Michoacán-Style Pre-Columbian Mexican version of Tortilla soup, Tarascan Soup, The Original Tortilla Soup
Tarascan Soup, The Original Tortilla Soup
Tarascan Soup, The Original Tortilla Soup. A traditional soup from the state of Michoacán, Tarascan soup is named after a region, and Indian people of the same name.
Preparation
- Cut 4 tortillas in half, then into 1/2 inch slices, and fry in hot oil until crispy, being careful not to over cook.
- Remove to paper towels to drain, fry in batches if necessary.
- Cut 2 chilies into 1/2 inch wide strips, and fry in the same hot oil until lightly toasted, being careful not to burn.
- Re-hydrate one cleaned chili in hot water for 10 minutes.

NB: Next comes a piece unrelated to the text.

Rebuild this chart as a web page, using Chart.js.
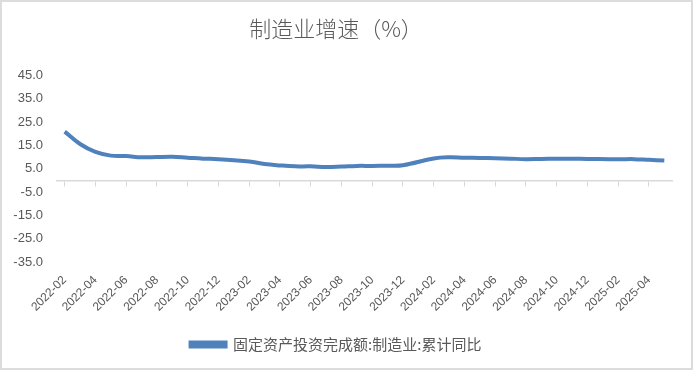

- In a skillet add 1 tablespoon of oil and fry the chopped onion and garlic for about 5 minutes or until cooked.
- Add the onion and garlic to a blender along with the tomato the re-hydrated chili and the whole tortilla and puree. Add a bit of vegetable broth if needed.
- In a heavy bottomed pot heat heat 2 Tablespoons of oil and add the puree, simmer until a few minutes until the color becomes darker.
- Add the vegetable broth and simmer for 20 minutes.
- Add the salt and oregano, stir and remove from heat.
Serving Suggestion
Serve hot topped with the fried tortillas, chilies and avocado.